Agentic AI in the Supply Chain: From Predictive Dashboards to Autonomous Execution
- Puneet Thakkar

- 6 days ago
- 3 min read
Updated: 1 day ago
IA FORUM MEMBER INSIGHTS: ARTICLE
By Puneet Thakkar, Enterprise Systems Architect, Artificial Intelligence & Machine Learning Supply Chain Intelligence & Innovation, GOOGLE
For the past decade, the global technology supply chain has been trapped in a reactive loop. Organizations invested billions in predictive analytics, machine learning, and digital twins, yet supply chain planners still found themselves manually triaging disruptions. The fundamental problem is that traditional AI is passive. It summarizes, forecasts, and populates dashboards, but it stops short of execution.
In 2026, the supply chain is undergoing a critical paradigm shift: the leap from predictive intelligence to Agentic AI. We are moving away from systems that merely describe a problem to autonomous software agents that decide and act across procurement, inventory, and logistics operations.
Bridging the Deployment Gap: The Data Fabric Foundation
Despite the immense potential of Agentic AI, industry leaders recognize a massive "deployment gap" between the power of artificial intelligence and the capacity of legacy businesses to use it. AI cannot operate as a standalone "magic box". It requires deep integration with data systems, access permissions, audit checks, and risk controls.
Before an enterprise can deploy Agentic AI, it must first architect a "Live Enterprise" foundation - a consolidated, cloud-native ERP ecosystem - such as SAP S4/HANA or Oracle Cloud - that acts as a real-time data fabric. Without a single source of truth unifying Warehouse Management Systems (WMS), core ERPs, and external market data, agentic automation becomes brittle and unsafe at scale.
Validated Enterprise Use Cases: Multi-Agent Orchestration
Once the architectural foundation is set, organizations are realizing that Agentic AI is most effective when deployed as a cooperative network of specialized agents. Leading cloud providers and enterprises are validating multi-agent orchestration to solve complex supply chain routing.
Consider these validated use cases currently reshaping enterprise operations:
Adaptive Inventory Replenishment: Instead of relying on static minimum & maximum thresholds, agentic systems continuously tune inventory levels. If a constraint hits one fulfillment node, the agent autonomously evaluates service levels, margin impacts, and delivery timelines to redirect fulfillment and execute adjustments in near real-time.
Dynamic Sourcing & Mid-Day Retendering: Agents constantly scan supplier markets and evaluate risk signals - such as weather alerts, geopolitical tensions, or supplier performance drops. For example, if a hurricane is forecasted, an AI agent can cross-reference supplier locations, simulate disruptions, and autonomously reroute shipments or trigger mid-day retendering before the storm makes landfall.
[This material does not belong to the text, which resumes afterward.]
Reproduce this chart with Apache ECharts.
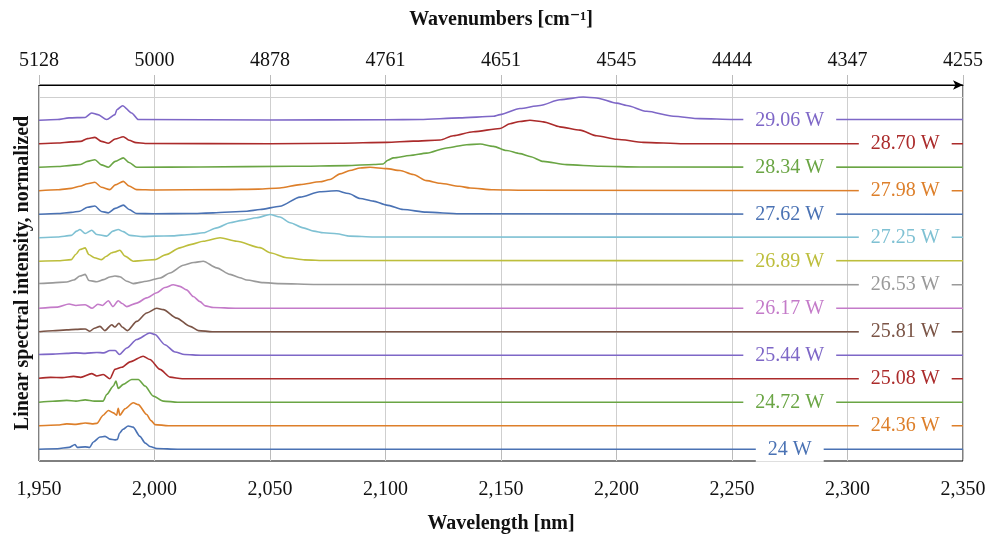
<!DOCTYPE html>
<html>
<head>
<meta charset="utf-8">
<script src="https://cdn.jsdelivr.net/npm/echarts@6.0.0/dist/echarts.min.js"></script>
<style>
  html, body { margin: 0; padding: 0; background: #fff; }
  #chart { width: 991px; height: 539px; }
</style>
</head>
<body>
<div id="chart"></div>
<script>
// ---- Data (wavelength nm, normalized intensity) ----
const powerLabels = ['24 W','24.36 W','24.72 W','25.08 W','25.44 W','25.81 W','26.17 W','26.53 W','26.89 W','27.25 W','27.62 W','27.98 W','28.34 W','28.70 W','29.06 W'];
const labelWavelengths = [2275, 2325];
const bottomTickLabels = ['1,950','2,000','2,050','2,100','2,150','2,200','2,250','2,300','2,350'];
const topTickLabels = ['5128','5000','4878','4761','4651','4545','4444','4347','4255'];
const gridValues = [0, 5, 10, 15];
const colors = ['#4a72b4','#dd7f2a','#6aa544','#ab2b2b','#7e67c7','#7b5446','#c47bc9','#9a9a9a','#bdbe3c','#7fc1d3','#4a72b4','#dd7f2a','#6aa544','#ab2b2b','#7e67c7'];

const s24_00 = [[1950,0],[1958,0.02],[1963,0.08],[1965.6,0.2],[1966.5,0.08],[1970,0.1],[1972,0.08],[1973.4,0.3],[1976.4,0.52],[1978.6,0.55],[1980.7,0.43],[1982.9,0.4],[1984,0.42],[1984.8,0.68],[1986.4,0.85],[1988.6,0.99],[1990.7,0.94],[1993.7,0.55],[1996,0.26],[1998,0.12],[2001,0.03],[2010,0],[2350,0]];
const s24_36 = [[1950,0],[1958,0.03],[1962,0.08],[1966,0.06],[1970,0.12],[1973,0.08],[1975,0.1],[1977.8,0.45],[1980,0.65],[1982.2,0.55],[1983.6,0.45],[1984.3,0.74],[1985,0.45],[1987.2,0.72],[1990.8,0.98],[1993,0.9],[1996.6,0.48],[1998.5,0.22],[2000.2,0.05],[2006,0],[2350,0]];
const s24_72 = [[1950,0],[1956,0.04],[1962,0.08],[1966,0.05],[1970,0.1],[1974,0.05],[1977.8,0.05],[1979.3,0.33],[1982.2,0.69],[1983.3,0.9],[1984.3,0.59],[1986.5,0.76],[1990.1,0.97],[1993,0.97],[1995.9,0.69],[1999.5,0.26],[2003.8,0.05],[2010,0],[2350,0]];
const s25_08 = [[1950,0.02],[1955,0.06],[1960,0.05],[1965,0.1],[1968,0.06],[1972.8,0.22],[1975,0.12],[1977.8,0.18],[1980.7,0],[1982.9,0.4],[1985.8,0.49],[1989.4,0.72],[1995.1,0.96],[1998,0.82],[2002.4,0.4],[2006.7,0.07],[2012,0],[2350,0]];
const s25_44 = [[1950,0.03],[1956,0.05],[1962,0.08],[1966,0.1],[1970,0.08],[1975,0.12],[1978,0.1],[1980.7,0.2],[1983,0.2],[1984.8,0.03],[1988,0.31],[1992.3,0.67],[1998,0.95],[2000.2,0.88],[2004.5,0.45],[2008.9,0.14],[2013,0.03],[2020,0],[2350,0]];
const s25_81 = [[1950,0],[1956,0.04],[1962,0.08],[1966,0.1],[1970,0.12],[1972,0.02],[1974,0.15],[1976.4,0.23],[1978.5,0.05],[1981.5,0.3],[1982.8,0.2],[1984.6,0.36],[1986,0.2],[1988.3,0.05],[1992.3,0.44],[1996.6,0.8],[2001,1.0],[2003.8,0.94],[2009.6,0.58],[2015.4,0.23],[2019,0.05],[2025,0],[2350,0]];
const s26_17 = [[1950,0],[1958,0.05],[1963,0.18],[1966,0.12],[1970,0.15],[1973,0],[1975.5,0.17],[1977.5,0.12],[1980,0.32],[1982,0.07],[1984.3,0.32],[1986,0.2],[1988,0.07],[1992.3,0.22],[1996.6,0.44],[2001,0.66],[2004.5,0.88],[2008.1,1.0],[2011,0.93],[2013.9,0.78],[2016.8,0.5],[2019.7,0.28],[2022,0.1],[2025.5,0.03],[2035,0],[2350,0]];
const s26_53 = [[1950,0.05],[1956,0.08],[1962,0.12],[1965,0.2],[1967.7,0.37],[1970,0.44],[1971.6,0.18],[1975,0.13],[1978,0.22],[1980.7,0.33],[1982.9,0.37],[1985,0.34],[1988,0.15],[1990.8,0.05],[1996.6,0.15],[2002.4,0.29],[2006.7,0.5],[2012.5,0.83],[2017,0.95],[2021.1,1.0],[2026.9,0.72],[2032.7,0.44],[2037,0.3],[2039.9,0.2],[2047.1,0.09],[2054,0.05],[2070,0.01],[2350,0]];
const s26_89 = [[1950,0],[1958,0.02],[1964,0.07],[1966,0.3],[1967.7,0.5],[1970,0.57],[1971.5,0.29],[1974,0.15],[1977.1,0.07],[1979,0.2],[1981.5,0.36],[1983,0.4],[1985,0.47],[1987.2,0.22],[1990.8,0],[1995,0.03],[2000.2,0.07],[2005,0.28],[2011,0.57],[2016,0.72],[2021.1,0.85],[2028.4,1.0],[2035.6,0.85],[2045.7,0.58],[2050,0.36],[2057.2,0.15],[2065,0.06],[2074.5,0.03],[2350,0.02]];
const s27_25 = [[1950,0],[1958,0.03],[1964,0.1],[1966.3,0.28],[1967.7,0.35],[1970,0.18],[1972.8,0.32],[1975,0.14],[1979.3,0.07],[1982,0.28],[1984.3,0.35],[1986.5,0.26],[1989.4,0.1],[1995,0.05],[2000.2,0.07],[2008,0.08],[2015.4,0.14],[2021.1,0.21],[2027,0.42],[2032.7,0.64],[2038,0.74],[2044.2,0.85],[2050,0.99],[2054.3,0.88],[2058.7,0.64],[2064.4,0.42],[2069,0.28],[2073.1,0.21],[2078.9,0.17],[2084.6,0.07],[2095,0.03],[2350,0.02]];
const s27_62 = [[1950,0],[1958,0.03],[1964,0.08],[1967.7,0.13],[1971,0.3],[1974.2,0.35],[1977,0.12],[1980,0.06],[1983,0.25],[1986.5,0.39],[1989,0.2],[1992.3,0.03],[2000,0.02],[2015,0.03],[2025.5,0.06],[2040,0.13],[2045.7,0.2],[2054.3,0.34],[2063,0.73],[2071.6,0.96],[2078.9,1.0],[2084,0.88],[2089,0.67],[2094.7,0.56],[2100.5,0.39],[2107.7,0.2],[2117.8,0.09],[2132,0.02],[2350,0]];
const s27_98 = [[1950,0],[1958,0.04],[1964,0.1],[1967.7,0.19],[1971,0.3],[1974.2,0.36],[1977,0.15],[1980.7,0.05],[1983,0.25],[1986.5,0.4],[1989,0.2],[1992.3,0.05],[2000,0.03],[2030,0.05],[2045,0.07],[2054.3,0.12],[2063,0.26],[2071.6,0.38],[2076,0.48],[2080.3,0.72],[2084.6,0.86],[2089,0.97],[2093.3,1.0],[2100.5,0.94],[2106.3,0.86],[2112,0.69],[2117.8,0.43],[2123.6,0.32],[2132,0.19],[2136.6,0.12],[2146.7,0.04],[2160,0.02],[2350,0]];
const s28_34 = [[1950,0],[1958,0.03],[1964,0.08],[1968,0.12],[1971,0.25],[1974.2,0.32],[1977,0.1],[1980,0],[1983,0.25],[1986.5,0.4],[1989,0.2],[1992.3,0],[2020,0.01],[2060,0.04],[2083.2,0.07],[2095,0.12],[2099,0.14],[2101,0.3],[2103.4,0.4],[2110.6,0.5],[2117.8,0.6],[2126.5,0.82],[2135.1,0.96],[2141,0.99],[2146.7,0.89],[2152.5,0.71],[2158.2,0.58],[2162.5,0.46],[2168.3,0.25],[2178.4,0.11],[2192.9,0.04],[2210,0.01],[2350,0]];
const s28_70 = [[1950,0],[1958,0.03],[1964,0.08],[1968,0.1],[1971,0.22],[1974.2,0.27],[1977,0.1],[1980,0.02],[1983,0.2],[1986.5,0.3],[1989,0.15],[1992,0.05],[1996,0.01],[2050,0],[2080,0.02],[2100.5,0.06],[2112,0.11],[2123.6,0.16],[2129.3,0.34],[2138,0.51],[2149.6,0.65],[2153.9,0.85],[2158.2,0.95],[2162.5,1.0],[2168.3,0.93],[2175.5,0.72],[2184.2,0.58],[2191.4,0.34],[2200.1,0.19],[2211.6,0.06],[2229,0],[2350,0]];
const s29_06 = [[1950,0],[1958,0.03],[1963,0.1],[1970,0.12],[1972.8,0.31],[1975.5,0.24],[1979.3,0.03],[1982.9,0.24],[1983.7,0.45],[1986.2,0.62],[1990.1,0.31],[1993,0.03],[2050,0.01],[2100,0.02],[2115,0.03],[2132,0.1],[2146.7,0.17],[2149.6,0.24],[2158.2,0.5],[2166.9,0.63],[2175.5,0.87],[2185.6,0.99],[2191.4,0.95],[2200.1,0.73],[2204.4,0.63],[2213.1,0.38],[2224.6,0.17],[2236.1,0.07],[2250.6,0.03],[2350,0.03]];

const spectra = [s24_00,s24_36,s24_72,s25_08,s25_44,s25_81,s26_17,s26_53,s26_89,s27_25,s27_62,s27_98,s28_34,s28_70,s29_06];

// ---- Chart ----
const FONT = "'Liberation Serif', 'DejaVu Serif', serif";
const chart = echarts.init(document.getElementById('chart'), null, {renderer: 'canvas'});

const series = spectra.map((pts, i) => ({
  type: 'line',
  name: powerLabels[i],
  data: pts.map(p => [p[0], p[1] + i]),
  showSymbol: false,
  symbol: 'none',
  smooth: 0.25,
  smoothMonotone: 'x',
  z: 3,
  lineStyle: { color: colors[i], width: 1.6 },
  itemStyle: { color: colors[i] },
  silent: true,
  markPoint: {
    silent: true,
    z: 6,
    symbol: 'rect',
    symbolSize: 1,
    itemStyle: { color: 'rgba(0,0,0,0)' },
    data: [{ coord: [labelWavelengths[i % 2], i] }],
    label: {
      show: true,
      position: 'inside',
      formatter: powerLabels[i],
      color: colors[i],
      fontFamily: FONT,
      fontSize: 20,
      backgroundColor: '#fff',
      padding: [3, 12, 2, 12]
    }
  }
}));

series.unshift({
  type: 'line',
  data: [],
  z: 1,
  silent: true,
  markLine: {
    silent: true,
    z: 1,
    symbol: 'none',
    label: { show: false },
    lineStyle: { color: '#cfcfcf', width: 1, type: 'solid' },
    data: gridValues.map(v => ({ yAxis: v }))
  }
});

const tickIdx = v => Math.round((v - 1950) / 50);

chart.setOption({
  animation: false,
  grid: { left: 39, right: 28, top: 85, bottom: 77, show: true, borderColor: '#000', borderWidth: 1, backgroundColor: 'transparent' },
  xAxis: [
    {
      type: 'value', position: 'bottom', min: 1950, max: 2350, interval: 50,
      axisLine: { show: false },
      axisTick: { show: true, length: 10, lineStyle: { color: '#bbb' } },
      axisLabel: { margin: 19, fontFamily: FONT, fontSize: 20, color: '#111', formatter: v => bottomTickLabels[tickIdx(v)] },
      splitLine: { show: true, lineStyle: { color: '#cfcfcf' } },
      name: 'Wavelength [nm]', nameLocation: 'middle', nameGap: 53,
      nameTextStyle: { fontFamily: FONT, fontSize: 20, fontWeight: 'bold', color: '#111' }
    },
    {
      type: 'value', position: 'top', min: 1950, max: 2350, interval: 50,
      axisLine: { show: true, lineStyle: { color: '#000', width: 1 }, symbol: ['none', 'arrow'], symbolSize: [7, 10] },
      axisTick: { show: true, length: 10, lineStyle: { color: '#bbb' } },
      axisLabel: { margin: 14, fontFamily: FONT, fontSize: 20, color: '#111', formatter: v => topTickLabels[tickIdx(v)] },
      splitLine: { show: false },
      name: 'Wavenumbers [cm⁻¹]', nameLocation: 'middle', nameGap: 55,
      nameTextStyle: { fontFamily: FONT, fontSize: 20, fontWeight: 'bold', color: '#111' }
    }
  ],
  yAxis: {
    type: 'value', min: -0.5, max: 15.5,
    axisLine: { show: false }, axisTick: { show: false }, axisLabel: { show: false }, splitLine: { show: false },
    name: 'Linear spectral intensity, normalized', nameLocation: 'middle', nameGap: 6, nameRotate: 90,
    nameTextStyle: { fontFamily: FONT, fontSize: 20, fontWeight: 'bold', color: '#111' }
  },
  series: series
});
</script>
</body>
</html>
Synchronized Customer Promises: When conditions change, agents automate promise dates and targeted customer updates. All updates are pushed simultaneously to the ERP and order management platforms, ensuring sales, planning, and support teams operate from a single source of truth.
Governing the Machine: The Principle of "Bounded Autonomy"
The most persistent misconception regarding Agentic AI is that it equates to unsupervised, unchecked automation. In reality, production-grade supply chain execution requires strict "Bounded Autonomy".
As an enterprise systems architect, I evaluate and deploy these systems using a framework governed by constrained decision-making. Supply chain execution requires complex trade-offs. Agents must reason strictly within defined guardrails, such as cost limits, inventory thresholds, and contractual commitments. Furthermore, for high-impact anomalies, the agent must execute a clean escalation, presenting human planners with explainable recommendations that can be reviewed, approved, or overridden.
By adopting the principle of bounded autonomy, we are not replacing the human workforce; we are elevating it. Agentic AI turns the supply chain into a continuous intelligence loop - learning, reasoning, and acting - shifting the professional’s role from manual data reconciliation to strategic exception management. The future of the supply chain does not just predict the market; it acts on it.
Author Disclaimer: The views and opinions expressed herein are those of the Author alone and are shared in a personal capacity, in accordance with the Chatham House Rule. They do not reflect the official views or positions of the Author’s employer, organization, or any affiliated entity.